Geez, This Is Taking Forever!
A short time ago, I watched my hometown college football team come back to tie a game in the fourth quarter, triggering overtime. Because overtime is so much fun to watch, I immediately wondered how long it would last. That particular game ended in two overtimes, but I decided I’d like to know how many overtimes one can usually expect.
As it turns out, the NCAA publishes every overtime game including the number of overtimes. We’ll come back to this later, but I decided to ask a more interesting question instead. I wondered whether regulation time performance matches overtime performance well enough to predict the average number of overtimes.
Where To Start?
For reference, let’s pause to describe the rules of overtime. Briefly, they are as follows:
Each team gets a chance to score from the opposing team’s 25 yard line. A tie at the end of the round invokes another round. After the second round, any team scoring a touchdown must attempt a two-point conversion.
Although there are other rules, for instance, if the team playing defense scores on a turnover, the game automatically ends, but this is the basic outline.
Data-Mining Requires Data
Well, it would really be nice if we had a large data set of teams starting a drive from the opposing team’s 25 yard line to see how often each type of score occurs from that starting position. As it turns out, the NCAA publishes this data on a regular basis, and even better, the good folks at cfbstats.com actually compile it all into wonderful little year-by-year file nuggets.
Using the data from 2005-2011, I found 975 such drives. I eliminated twenty of them, because they resulted in the end of the half, meaning that the team either didn’t play offense (took a knee), or didn’t have enough time to score, neither of which ever happen in overtime. The breakdown of the remaining 955 drives looks like this:
As you might have expected, there are a lot of touchdowns and field goals, and relatively few scoreless drives, which happen for various reasons.
This gets me most of the way to learning what the score might be after a drive from the 25, but I also need to know the hit rate for extra points and two point conversions. Thankfully, the NCAA provides that as well. Here are those numbers for the same years (2005 – 2011):
There is not much variance in extra point hit rates over the years, and only a moderate amount in two-point conversion rates. Still, it’s best to take the largest sample you can, so I’ll use the cumulative averages as my hit rates.
All That’s Left Is The Math
Now it’s time to cook these data! For each round, we need to estimate the probability of ending in a tie, or put another way, whether the game continues. First, let’s note that any drive can result in a score of 0, 3, 6, or 7 for rounds one and two of overtime.
The data above are enough to calculate the probability of each type of score. Then, I can just square each one and add them all up to get the probability of a tie. In rounds three and higher, I can do the same, but use the two-point conversion rate instead of the extra point rate. The result: a transition probability matrix!
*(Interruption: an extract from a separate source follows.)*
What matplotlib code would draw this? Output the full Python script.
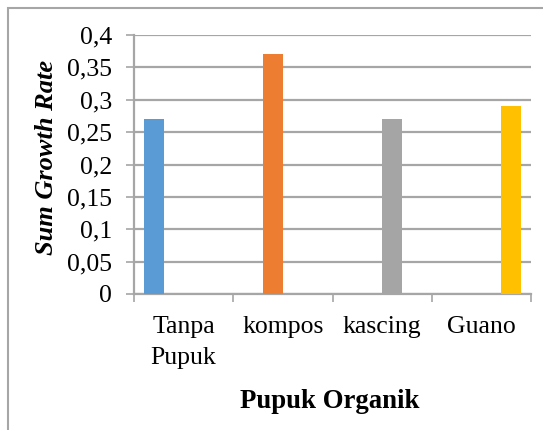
import matplotlib
matplotlib.use("Agg")
import matplotlib.pyplot as plt
from matplotlib.patches import Rectangle

categories = ["Tanpa\nPupuk", "kompos", "kascing", "Guano"]
values = [0.27, 0.37, 0.27, 0.29]
colors = ["#5B9BD5", "#ED7D31", "#A5A5A5", "#FFC000"]
yticks = [0, 0.05, 0.1, 0.15, 0.2, 0.25, 0.3, 0.35, 0.4]
ytick_labels = ["0", "0,05", "0,1", "0,15", "0,2", "0,25", "0,3", "0,35", "0,4"]

plt.rcParams['font.family'] = ['Liberation Serif', 'DejaVu Serif']

W, H = 543, 430
fig = plt.figure(figsize=(W / 100, H / 100), dpi=100)
ax = fig.add_axes([134 / W, 1 - 294 / H, (531 - 134) / W, (294 - 35) / H])

n = len(categories)
bw = 0.2
for i, (v, c) in enumerate(zip(values, colors)):
    offset = -0.3 + 0.2 * i
    ax.bar(i + offset, v, width=bw, color=c, zorder=3)

grid_c = "#A6A6A6"
ax.set_xlim(-0.5, n - 0.5)
ax.set_ylim(0, 0.4)
ax.set_yticks(yticks)
ax.set_yticklabels(ytick_labels, fontsize=18.5)
ax.yaxis.grid(True, color=grid_c, linewidth=1.6, zorder=0)
ax.tick_params(axis='y', length=6, width=1.2, color=grid_c, pad=10)

ax.set_xticks([i - 0.5 for i in range(n + 1)])
ax.set_xticklabels([])
ax.set_xticks(range(n), minor=True)
ax.set_xticklabels(categories, minor=True, fontsize=18.5, linespacing=1.5)
ax.tick_params(axis='x', which='major', length=6, width=1.2, color=grid_c)
ax.tick_params(axis='x', which='minor', length=0, pad=16)

for s in ['top', 'right']:
    ax.spines[s].set_visible(False)
ax.spines['left'].set_color(grid_c)
ax.spines['left'].set_linewidth(1.6)
ax.spines['bottom'].set_color(grid_c)
ax.spines['bottom'].set_linewidth(1.6)

fig.text(330 / W, 1 - 402 / H, "Pupuk Organik", ha='center', va='center',
         fontsize=19.3, fontweight='bold')
fig.text(47 / W, 1 - 157 / H, "Sum Growth Rate", ha='center', va='center',
         fontsize=19, fontweight='bold', fontstyle='italic', rotation=90)

fig.patches.append(Rectangle((7.5 / W, -0.1), 2, 1 - 7.5 / H + 0.1,
                             transform=fig.transFigure, fill=False,
                             edgecolor="#A6A6A6", linewidth=1.5))

fig.savefig("out.png", dpi=100)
That’s right, we’re going to treat overtime like a Markov chain and use it to find the average number of steps before the game ends (absorption time in Markov parlance). Since I’ve done similar work for my analysis of Monopoly, I’ll space the gory details and get straight to the results. If you’re really nerdy and want to see all of the calculations, including the original drive chart analysis, take a peek at my excel worksheet.
Results
To the right, you can see the average number of overtimes it takes to get to the end of the game. So, for instance, starting from the second overtime, it takes 1.46+ rounds, on average, to reach a conclusion. That means that by this method, the average number of overtimes is about 1.51. Remember I told you the NCAA actually publishes the overtime data? Well, let’s compare and see how we did. It turns out the average number of overtimes for the same period I used in my calculations was about 1.41, for a difference of about 7%. Well, I’ll count that as a win (even though my home team lost their OT game)!
Problems With This Approach
The very critical reader will have noticed that I made a couple of implicit assumptions. I took care not to state them when writing the analysis, but I think they’re worth mentioning.
- It can be argued that teams really do perform differently in overtime because at the end of the game, they are more tired, thus, the outcomes of any given drive would be different. This is a fair point, however, I don’t have a good way to quantify it, so I have to assume that it affects both teams equally, and doesn’t affect whether a given OT session will end in a tie.
- If the first team scores a touchdown, the second team will not go for a field goal. This may indeed account for some or all of the difference between my result and the actual results, but again, I have no really slick way to quantify this information, so I’ve left it alone. Furthermore, this matters in fewer than 25% of all overtimes.